EXERCISE BRIEF:
Retype, word for word, the lines between the ones holding "Clone this chart in seaborn and matplotlib." and "0.612, 0.760]", inclusive; pictures stay out of the copy.

RECORD EXTRACTS:
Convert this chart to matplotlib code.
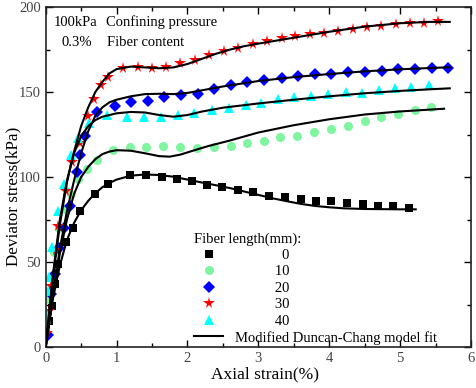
---
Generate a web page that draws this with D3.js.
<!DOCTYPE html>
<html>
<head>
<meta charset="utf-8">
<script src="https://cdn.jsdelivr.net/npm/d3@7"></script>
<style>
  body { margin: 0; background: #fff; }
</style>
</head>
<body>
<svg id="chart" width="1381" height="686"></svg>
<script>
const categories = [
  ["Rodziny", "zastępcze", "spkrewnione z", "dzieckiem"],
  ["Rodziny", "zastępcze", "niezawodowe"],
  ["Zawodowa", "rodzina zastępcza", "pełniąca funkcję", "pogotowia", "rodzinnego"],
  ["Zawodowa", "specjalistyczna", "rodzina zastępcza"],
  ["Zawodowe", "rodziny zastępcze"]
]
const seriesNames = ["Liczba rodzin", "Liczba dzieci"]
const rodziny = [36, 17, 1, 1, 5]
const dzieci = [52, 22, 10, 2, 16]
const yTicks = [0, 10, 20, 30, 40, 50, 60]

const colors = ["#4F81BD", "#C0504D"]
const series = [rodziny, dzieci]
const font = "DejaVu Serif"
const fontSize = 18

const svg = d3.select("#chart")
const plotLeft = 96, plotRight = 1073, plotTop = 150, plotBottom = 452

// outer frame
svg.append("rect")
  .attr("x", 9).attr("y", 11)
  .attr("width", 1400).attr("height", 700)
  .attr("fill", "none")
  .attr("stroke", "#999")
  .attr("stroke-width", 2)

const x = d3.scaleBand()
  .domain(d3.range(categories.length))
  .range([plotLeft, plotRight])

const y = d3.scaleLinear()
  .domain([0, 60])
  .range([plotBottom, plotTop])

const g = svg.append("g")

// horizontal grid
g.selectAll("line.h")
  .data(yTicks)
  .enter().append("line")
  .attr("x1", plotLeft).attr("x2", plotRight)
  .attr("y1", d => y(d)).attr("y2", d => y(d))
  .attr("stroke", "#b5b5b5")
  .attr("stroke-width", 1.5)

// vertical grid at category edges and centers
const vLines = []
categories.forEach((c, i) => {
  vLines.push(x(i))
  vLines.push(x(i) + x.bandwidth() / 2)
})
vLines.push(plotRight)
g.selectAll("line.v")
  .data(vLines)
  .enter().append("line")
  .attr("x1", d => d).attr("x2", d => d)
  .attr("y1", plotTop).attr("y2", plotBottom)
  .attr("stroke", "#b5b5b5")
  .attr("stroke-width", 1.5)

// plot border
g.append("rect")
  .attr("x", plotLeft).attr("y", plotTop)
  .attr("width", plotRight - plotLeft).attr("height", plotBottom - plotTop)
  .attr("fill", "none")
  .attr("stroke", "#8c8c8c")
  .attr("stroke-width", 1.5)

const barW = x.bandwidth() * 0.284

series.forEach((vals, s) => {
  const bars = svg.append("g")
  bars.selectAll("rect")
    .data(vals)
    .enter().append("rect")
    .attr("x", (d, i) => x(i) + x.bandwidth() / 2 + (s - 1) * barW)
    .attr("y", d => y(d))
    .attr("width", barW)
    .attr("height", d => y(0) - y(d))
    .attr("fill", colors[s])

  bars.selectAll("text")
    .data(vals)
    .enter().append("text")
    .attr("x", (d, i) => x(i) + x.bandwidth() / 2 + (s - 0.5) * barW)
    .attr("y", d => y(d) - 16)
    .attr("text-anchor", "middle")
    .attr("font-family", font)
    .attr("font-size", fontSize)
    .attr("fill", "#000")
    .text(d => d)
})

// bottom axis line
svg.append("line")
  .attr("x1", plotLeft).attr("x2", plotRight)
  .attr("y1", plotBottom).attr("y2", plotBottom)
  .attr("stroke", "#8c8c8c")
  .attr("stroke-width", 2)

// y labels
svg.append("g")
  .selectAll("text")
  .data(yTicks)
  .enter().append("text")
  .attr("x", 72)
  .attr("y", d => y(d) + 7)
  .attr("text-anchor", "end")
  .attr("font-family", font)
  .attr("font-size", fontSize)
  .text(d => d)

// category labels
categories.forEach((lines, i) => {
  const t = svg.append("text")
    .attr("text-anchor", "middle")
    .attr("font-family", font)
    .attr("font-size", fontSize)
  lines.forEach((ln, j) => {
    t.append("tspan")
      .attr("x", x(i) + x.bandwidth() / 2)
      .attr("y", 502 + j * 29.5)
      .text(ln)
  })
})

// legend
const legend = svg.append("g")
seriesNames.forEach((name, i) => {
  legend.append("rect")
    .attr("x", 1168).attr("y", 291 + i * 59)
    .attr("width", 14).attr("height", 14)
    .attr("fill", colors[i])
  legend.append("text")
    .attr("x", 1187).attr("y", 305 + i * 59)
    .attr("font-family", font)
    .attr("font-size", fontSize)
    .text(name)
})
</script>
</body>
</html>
--
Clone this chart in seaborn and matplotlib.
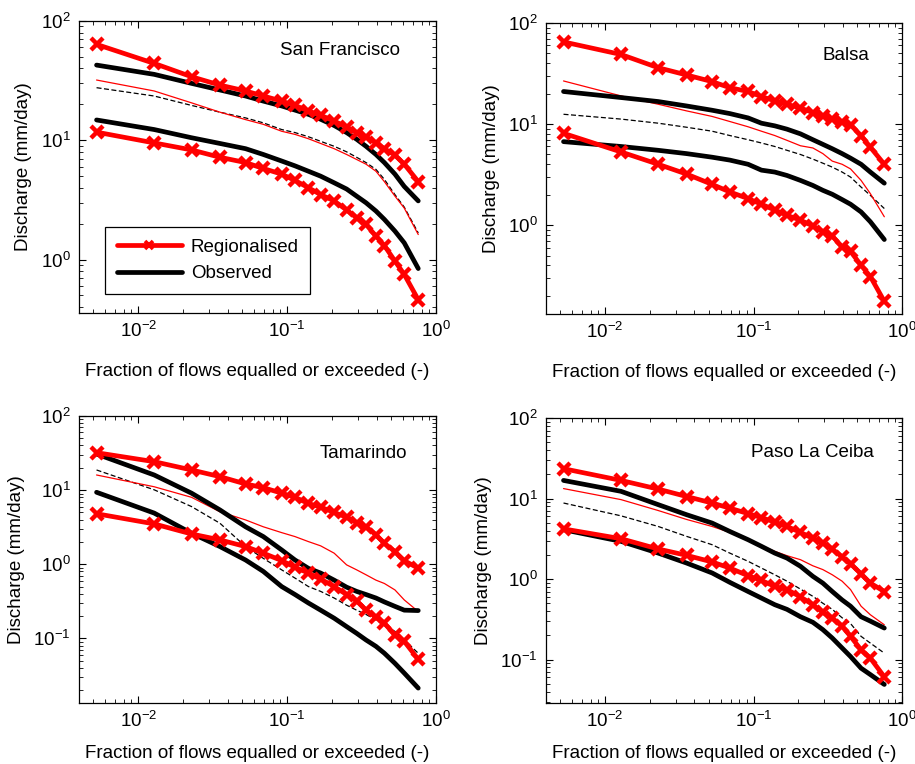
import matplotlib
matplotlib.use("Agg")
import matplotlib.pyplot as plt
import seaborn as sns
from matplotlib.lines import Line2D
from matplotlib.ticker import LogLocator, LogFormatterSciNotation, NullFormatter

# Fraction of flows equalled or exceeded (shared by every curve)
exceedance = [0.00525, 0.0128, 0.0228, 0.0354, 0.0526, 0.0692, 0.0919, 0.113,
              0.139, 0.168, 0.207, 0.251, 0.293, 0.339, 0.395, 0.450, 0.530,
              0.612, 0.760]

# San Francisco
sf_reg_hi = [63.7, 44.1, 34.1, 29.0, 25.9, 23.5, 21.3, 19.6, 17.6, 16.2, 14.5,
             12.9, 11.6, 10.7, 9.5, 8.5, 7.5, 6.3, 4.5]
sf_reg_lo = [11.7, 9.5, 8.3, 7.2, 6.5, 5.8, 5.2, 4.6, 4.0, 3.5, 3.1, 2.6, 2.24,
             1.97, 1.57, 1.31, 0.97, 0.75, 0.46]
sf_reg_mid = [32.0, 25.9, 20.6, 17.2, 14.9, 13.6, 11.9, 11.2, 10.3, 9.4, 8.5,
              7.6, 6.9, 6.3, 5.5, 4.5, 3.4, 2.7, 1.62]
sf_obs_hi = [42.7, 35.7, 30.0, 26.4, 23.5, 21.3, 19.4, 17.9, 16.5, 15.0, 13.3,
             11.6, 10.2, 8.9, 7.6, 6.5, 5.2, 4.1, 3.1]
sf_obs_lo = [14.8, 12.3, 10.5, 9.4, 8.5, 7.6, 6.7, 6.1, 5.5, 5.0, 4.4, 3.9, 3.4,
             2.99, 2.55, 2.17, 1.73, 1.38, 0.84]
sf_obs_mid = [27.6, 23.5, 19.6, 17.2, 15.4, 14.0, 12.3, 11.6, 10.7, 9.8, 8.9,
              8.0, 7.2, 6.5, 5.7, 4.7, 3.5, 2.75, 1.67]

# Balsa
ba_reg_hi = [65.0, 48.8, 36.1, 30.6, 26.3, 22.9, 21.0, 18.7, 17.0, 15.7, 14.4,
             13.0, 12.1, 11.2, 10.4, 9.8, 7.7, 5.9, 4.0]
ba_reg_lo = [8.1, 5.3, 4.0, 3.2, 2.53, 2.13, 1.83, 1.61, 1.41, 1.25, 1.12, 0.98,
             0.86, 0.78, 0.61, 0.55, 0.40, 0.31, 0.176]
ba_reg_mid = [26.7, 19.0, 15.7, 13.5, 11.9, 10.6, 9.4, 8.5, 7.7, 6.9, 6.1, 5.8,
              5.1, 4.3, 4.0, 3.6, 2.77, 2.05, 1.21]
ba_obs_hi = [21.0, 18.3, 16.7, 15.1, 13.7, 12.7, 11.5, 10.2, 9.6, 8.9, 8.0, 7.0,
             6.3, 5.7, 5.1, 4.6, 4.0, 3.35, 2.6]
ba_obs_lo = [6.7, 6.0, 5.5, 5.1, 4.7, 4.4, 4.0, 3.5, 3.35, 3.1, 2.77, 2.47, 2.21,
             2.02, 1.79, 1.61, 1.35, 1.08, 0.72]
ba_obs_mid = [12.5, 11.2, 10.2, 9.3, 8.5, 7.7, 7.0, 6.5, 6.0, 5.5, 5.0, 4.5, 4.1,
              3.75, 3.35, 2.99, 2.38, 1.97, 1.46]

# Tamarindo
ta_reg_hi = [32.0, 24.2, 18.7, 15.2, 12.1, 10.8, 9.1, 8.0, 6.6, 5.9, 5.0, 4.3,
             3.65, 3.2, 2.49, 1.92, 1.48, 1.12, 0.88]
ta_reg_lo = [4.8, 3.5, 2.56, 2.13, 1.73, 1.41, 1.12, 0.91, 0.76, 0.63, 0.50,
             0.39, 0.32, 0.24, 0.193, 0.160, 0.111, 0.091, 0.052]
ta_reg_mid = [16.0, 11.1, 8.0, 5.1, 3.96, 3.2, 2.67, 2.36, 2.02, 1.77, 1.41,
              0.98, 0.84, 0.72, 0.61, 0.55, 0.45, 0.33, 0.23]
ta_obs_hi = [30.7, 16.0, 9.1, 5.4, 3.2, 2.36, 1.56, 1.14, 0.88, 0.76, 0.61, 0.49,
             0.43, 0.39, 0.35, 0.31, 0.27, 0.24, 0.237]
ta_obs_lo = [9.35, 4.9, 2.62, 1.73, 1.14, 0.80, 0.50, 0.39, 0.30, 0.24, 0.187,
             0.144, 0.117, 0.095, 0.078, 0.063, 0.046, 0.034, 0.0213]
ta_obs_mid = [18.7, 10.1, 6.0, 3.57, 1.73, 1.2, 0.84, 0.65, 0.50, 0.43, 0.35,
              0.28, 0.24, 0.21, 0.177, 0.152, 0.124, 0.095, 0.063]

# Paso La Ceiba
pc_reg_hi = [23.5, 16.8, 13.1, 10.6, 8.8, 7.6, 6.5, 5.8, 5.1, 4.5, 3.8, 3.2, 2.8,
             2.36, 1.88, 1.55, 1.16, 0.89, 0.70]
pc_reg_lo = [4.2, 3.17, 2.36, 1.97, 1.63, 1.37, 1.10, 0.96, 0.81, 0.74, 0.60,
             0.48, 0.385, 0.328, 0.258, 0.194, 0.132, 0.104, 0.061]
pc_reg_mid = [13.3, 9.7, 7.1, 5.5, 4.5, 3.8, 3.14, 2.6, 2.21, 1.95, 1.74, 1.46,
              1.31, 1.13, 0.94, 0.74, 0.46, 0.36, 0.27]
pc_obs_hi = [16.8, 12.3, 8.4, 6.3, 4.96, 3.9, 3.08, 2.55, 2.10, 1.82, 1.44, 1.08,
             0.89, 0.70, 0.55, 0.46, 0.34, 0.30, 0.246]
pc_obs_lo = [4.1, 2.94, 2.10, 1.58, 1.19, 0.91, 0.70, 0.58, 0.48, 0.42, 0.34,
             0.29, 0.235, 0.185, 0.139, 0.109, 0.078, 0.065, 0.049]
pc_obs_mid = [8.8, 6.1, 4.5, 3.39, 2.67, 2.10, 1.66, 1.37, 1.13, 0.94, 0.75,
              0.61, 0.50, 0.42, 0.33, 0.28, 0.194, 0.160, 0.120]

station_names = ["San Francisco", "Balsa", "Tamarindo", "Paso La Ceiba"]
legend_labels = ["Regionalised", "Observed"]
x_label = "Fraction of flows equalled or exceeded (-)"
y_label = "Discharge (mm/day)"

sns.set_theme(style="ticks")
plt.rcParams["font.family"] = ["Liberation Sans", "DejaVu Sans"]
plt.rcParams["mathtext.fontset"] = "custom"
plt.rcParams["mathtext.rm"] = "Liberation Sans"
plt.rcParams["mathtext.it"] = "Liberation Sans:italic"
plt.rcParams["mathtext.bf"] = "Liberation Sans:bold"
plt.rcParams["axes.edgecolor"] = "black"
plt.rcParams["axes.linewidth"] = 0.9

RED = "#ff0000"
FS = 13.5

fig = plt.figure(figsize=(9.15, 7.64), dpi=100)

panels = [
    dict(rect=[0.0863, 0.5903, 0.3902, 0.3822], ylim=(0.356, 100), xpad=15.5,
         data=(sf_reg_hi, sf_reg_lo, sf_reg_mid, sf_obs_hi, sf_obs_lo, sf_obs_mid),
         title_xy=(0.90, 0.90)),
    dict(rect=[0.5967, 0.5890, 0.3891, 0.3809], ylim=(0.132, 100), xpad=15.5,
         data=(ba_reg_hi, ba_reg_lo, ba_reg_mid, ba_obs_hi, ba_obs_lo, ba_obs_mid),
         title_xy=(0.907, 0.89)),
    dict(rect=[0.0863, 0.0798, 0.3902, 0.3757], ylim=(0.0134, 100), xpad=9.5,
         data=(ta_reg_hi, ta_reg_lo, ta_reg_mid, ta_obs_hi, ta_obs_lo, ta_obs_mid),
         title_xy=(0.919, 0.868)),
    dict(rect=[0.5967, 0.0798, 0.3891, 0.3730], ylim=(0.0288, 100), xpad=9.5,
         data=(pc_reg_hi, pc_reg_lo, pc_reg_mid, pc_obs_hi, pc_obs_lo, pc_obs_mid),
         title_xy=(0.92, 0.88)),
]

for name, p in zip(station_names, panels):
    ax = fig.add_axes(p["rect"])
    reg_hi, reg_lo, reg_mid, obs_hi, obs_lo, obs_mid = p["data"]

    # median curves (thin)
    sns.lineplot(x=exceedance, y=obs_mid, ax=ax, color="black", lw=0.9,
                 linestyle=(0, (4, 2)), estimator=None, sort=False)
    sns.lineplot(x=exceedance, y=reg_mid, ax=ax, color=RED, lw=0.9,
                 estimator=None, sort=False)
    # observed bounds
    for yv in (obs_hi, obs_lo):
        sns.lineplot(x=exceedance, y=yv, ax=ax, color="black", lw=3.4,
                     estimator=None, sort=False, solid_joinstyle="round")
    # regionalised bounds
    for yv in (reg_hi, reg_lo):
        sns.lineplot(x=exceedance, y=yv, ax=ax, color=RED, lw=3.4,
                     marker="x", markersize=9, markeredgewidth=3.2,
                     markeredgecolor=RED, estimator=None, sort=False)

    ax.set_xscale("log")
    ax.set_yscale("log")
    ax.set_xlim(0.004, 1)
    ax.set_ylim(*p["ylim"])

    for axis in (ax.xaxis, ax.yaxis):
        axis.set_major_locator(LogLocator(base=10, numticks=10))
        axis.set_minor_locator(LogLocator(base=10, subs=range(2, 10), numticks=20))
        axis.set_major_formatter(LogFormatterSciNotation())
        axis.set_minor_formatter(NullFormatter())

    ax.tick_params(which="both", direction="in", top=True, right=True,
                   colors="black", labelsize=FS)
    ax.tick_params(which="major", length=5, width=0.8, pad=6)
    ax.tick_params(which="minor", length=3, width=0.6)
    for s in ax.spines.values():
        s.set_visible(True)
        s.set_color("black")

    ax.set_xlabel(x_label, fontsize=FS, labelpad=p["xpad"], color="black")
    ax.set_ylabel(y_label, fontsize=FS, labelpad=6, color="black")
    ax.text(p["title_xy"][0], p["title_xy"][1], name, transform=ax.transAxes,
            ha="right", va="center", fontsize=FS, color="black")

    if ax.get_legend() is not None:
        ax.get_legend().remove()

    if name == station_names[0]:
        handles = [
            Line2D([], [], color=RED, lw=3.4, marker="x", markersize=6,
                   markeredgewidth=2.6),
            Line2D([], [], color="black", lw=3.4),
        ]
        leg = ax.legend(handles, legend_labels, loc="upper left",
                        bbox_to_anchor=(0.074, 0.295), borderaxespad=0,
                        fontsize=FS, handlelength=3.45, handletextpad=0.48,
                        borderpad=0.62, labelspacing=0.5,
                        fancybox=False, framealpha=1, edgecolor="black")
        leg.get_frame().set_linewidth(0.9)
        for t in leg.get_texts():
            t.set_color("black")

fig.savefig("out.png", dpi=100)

IN RESPONSE:
Clone this chart in seaborn and matplotlib.
import matplotlib
matplotlib.use("Agg")
import matplotlib.pyplot as plt
import seaborn as sns
from matplotlib.lines import Line2D
from matplotlib.ticker import LogLocator, LogFormatterSciNotation, NullFormatter

# Fraction of flows equalled or exceeded (shared by every curve)
exceedance = [0.00525, 0.0128, 0.0228, 0.0354, 0.0526, 0.0692, 0.0919, 0.113,
              0.139, 0.168, 0.207, 0.251, 0.293, 0.339, 0.395, 0.450, 0.530,
              0.612, 0.760]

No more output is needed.